Scientists have traditionally used statistical learning systems to teach computers to recognize objects. In such systems, a scientist tells a machine that certain images are faces, then tells it that certain other images are not faces. The computer examines the images pixel by pixel to figure out, statistically, what the face images have in common that the nonface images do not.

For instance, it might learn that a set of pixels representing the brow is a brighter than the pixels representing the pupils, and that the two sets are a standard distance apart. It might notice that the mouth tends to be horizontal, and that there is a sharp change in brightness where the head stops and the background begins. Once trained, it can look at new images and see how closely they match the rules.

Although this method can achieve limited results, it does not represent the way the brain processes images. Neurophysiologists at the CBCL are studying how, exactly, the brain does its visual work. They note how each pixel in an image stimulates a photoreceptor in the eye, for instance, based on the pixel’s color value and brightness: each stimulus leads neurons to fire in a particular pattern.

The programmers make a mathematical model of those patterns, tracking which neurons fire (and how strongly) and which don’t. They tell the computer to reproduce the right pattern when it sees a particular pixel, and then they train the system with positive and negative examples of objects. This is a tree, and this is not.

But instead of learning about the objects themselves, the computer learns the neuron stimulation pattern for each type of object. (Essentially, it’s learning patterns of patterns: the patterns of neural reactions not just to pixels but to groupings of pixels.) Later, when it sees a new image of a tree, it will see how closely the resulting neuron pattern matches the ones produced by other tree images. Poggio says this is similar to the way a baby’s brain gets imprinted with visual information and learns about the world around it.

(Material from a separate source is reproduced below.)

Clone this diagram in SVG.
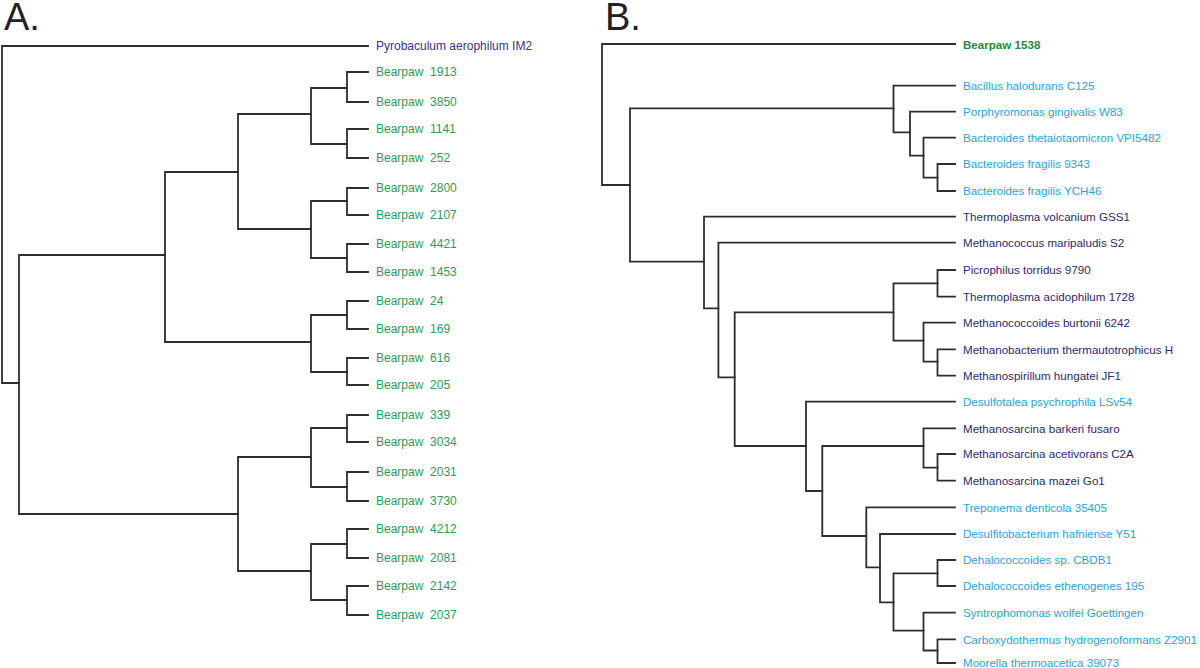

The researchers applied standard tests to the system and found that it can detect people and cars in a street scene about 95 to 98 percent of the time, Bileschi says. The system doesn’t just identify objects; it can view stills or video and recognize an action. It might recognize running, for instance, based on how a leg is bent or how quickly a person shifts position from one frame to the next.

David Lowe, professor of computer science at the University of British Columbia, says many researchers in the field of object recognition had believed that limiting the computer to “biologically plausible” calculations would reduce the machine’s performance compared with approaches that didn’t limit the functions a programmer could include. “However, the latest work by this group has produced some of the best results on standard object classification experiments,” he says. Even Poggio was surprised: he’d thought vision was too poorly understood for researchers to successfully mimic the brain.

“These are first-rate people, and they have some of the best technology for learning and recognizing objects,” says Pietro Perona, a computer vision expert at the California Institute of Technology. But turning the technology into a marketable product, he says, will still take some work.

Bileschi and Lior Wolf, a postdoc in Poggio’s lab, recently presented their work to a conference at MIT’s Deshpande Center for Technological Innovation, along with students from MIT’s Sloan School of Management. They’re hoping to attract interest from someone who will help fund the development needed to take this research from the lab into the marketplace. Although he’s not sure what the best application of the technology would be, Bileschi feels certain that it’s mature enough to be marketable. “It’s no longer a neat toy that does something interesting most of the time,” he says. “It’s at the point where it does something useful almost all of the time.”